--- begin ---

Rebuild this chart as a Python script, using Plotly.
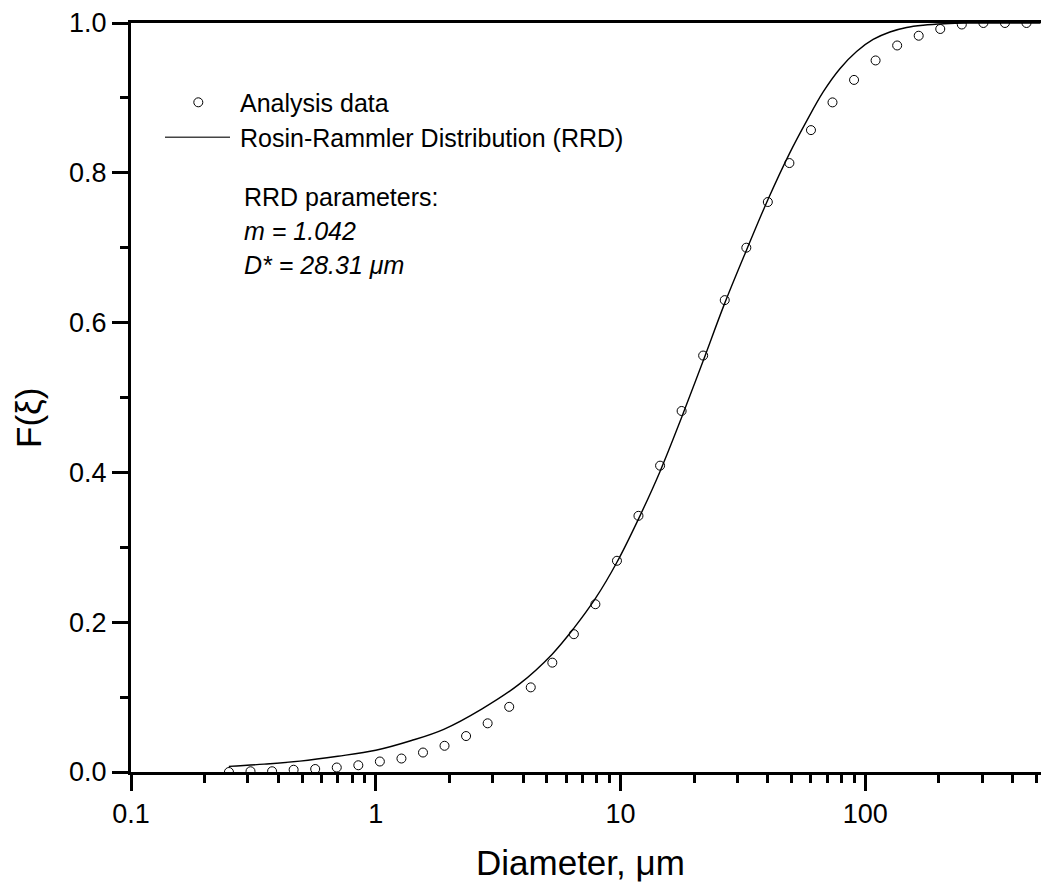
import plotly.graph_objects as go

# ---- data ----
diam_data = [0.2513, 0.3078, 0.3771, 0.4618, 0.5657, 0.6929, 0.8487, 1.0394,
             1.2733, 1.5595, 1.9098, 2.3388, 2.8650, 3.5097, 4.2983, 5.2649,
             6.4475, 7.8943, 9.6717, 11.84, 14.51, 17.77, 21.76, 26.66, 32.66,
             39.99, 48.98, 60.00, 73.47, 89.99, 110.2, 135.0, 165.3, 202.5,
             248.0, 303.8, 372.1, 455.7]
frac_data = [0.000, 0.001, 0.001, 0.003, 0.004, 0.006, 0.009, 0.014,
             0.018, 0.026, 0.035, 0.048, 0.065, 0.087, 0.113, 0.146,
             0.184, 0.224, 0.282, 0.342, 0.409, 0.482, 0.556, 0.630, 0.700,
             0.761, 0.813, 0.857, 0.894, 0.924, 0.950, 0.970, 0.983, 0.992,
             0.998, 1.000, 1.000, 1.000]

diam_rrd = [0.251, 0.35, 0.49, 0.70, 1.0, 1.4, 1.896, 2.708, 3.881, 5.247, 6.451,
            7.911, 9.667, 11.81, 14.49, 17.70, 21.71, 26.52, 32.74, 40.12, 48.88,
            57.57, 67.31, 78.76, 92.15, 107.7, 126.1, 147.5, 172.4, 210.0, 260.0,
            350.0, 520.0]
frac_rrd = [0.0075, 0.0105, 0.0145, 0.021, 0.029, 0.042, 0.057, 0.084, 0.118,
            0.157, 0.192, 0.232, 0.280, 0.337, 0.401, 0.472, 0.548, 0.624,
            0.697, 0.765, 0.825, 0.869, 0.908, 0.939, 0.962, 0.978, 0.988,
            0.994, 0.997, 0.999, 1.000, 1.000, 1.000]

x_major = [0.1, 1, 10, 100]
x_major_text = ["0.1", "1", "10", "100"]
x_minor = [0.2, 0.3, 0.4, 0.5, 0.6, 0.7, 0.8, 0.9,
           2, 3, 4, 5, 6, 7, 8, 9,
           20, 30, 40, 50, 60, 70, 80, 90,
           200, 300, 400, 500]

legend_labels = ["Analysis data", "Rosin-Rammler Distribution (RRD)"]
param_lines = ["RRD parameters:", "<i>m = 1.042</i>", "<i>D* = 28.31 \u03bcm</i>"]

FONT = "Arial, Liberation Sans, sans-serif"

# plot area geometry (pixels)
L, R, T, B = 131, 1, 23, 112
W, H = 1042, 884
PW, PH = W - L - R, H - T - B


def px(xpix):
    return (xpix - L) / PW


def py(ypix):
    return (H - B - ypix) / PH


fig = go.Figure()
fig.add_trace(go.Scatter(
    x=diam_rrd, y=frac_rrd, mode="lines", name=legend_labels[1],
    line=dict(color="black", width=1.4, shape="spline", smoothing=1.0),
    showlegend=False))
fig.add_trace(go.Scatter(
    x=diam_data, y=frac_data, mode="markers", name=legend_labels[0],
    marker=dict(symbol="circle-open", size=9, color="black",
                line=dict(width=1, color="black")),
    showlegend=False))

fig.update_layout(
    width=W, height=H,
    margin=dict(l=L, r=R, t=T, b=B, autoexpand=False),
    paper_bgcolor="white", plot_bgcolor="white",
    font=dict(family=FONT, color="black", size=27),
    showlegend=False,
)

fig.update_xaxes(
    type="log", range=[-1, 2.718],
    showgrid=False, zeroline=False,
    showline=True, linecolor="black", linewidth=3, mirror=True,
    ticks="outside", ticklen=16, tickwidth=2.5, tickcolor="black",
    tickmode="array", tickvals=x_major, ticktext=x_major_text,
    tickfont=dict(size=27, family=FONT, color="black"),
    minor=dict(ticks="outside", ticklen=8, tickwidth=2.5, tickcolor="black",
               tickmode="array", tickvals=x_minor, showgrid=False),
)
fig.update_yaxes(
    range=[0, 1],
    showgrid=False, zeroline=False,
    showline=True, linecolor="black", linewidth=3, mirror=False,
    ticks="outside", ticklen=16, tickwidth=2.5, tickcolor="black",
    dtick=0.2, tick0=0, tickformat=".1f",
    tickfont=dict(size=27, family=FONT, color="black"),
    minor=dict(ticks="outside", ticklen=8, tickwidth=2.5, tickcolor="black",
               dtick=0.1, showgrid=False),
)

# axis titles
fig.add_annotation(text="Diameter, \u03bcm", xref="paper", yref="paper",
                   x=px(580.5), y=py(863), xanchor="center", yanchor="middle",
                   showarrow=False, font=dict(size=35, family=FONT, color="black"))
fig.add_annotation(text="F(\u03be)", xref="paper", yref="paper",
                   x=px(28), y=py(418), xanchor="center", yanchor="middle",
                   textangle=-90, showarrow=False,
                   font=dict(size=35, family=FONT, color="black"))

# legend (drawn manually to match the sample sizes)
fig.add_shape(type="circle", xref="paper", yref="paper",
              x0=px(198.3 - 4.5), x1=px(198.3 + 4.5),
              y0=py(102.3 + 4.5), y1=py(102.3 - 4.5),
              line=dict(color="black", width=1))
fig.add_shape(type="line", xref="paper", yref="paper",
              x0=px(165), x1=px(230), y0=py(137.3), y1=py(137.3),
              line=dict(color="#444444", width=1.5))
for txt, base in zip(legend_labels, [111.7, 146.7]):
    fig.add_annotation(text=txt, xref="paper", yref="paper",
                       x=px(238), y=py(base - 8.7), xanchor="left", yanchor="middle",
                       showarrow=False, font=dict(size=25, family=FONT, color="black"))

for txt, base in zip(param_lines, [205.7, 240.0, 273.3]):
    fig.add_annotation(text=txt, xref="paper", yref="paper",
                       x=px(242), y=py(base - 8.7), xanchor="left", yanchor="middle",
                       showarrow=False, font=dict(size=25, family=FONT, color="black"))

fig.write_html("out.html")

--- end ---

## What to work on
Everything from the first line of the listing above through the line that contains "import plotly.graph_objects as go" is to be restated word for word, minus the pictures.

## Response to the task
Rebuild this chart as a Python script, using Plotly.
import plotly.graph_objects as go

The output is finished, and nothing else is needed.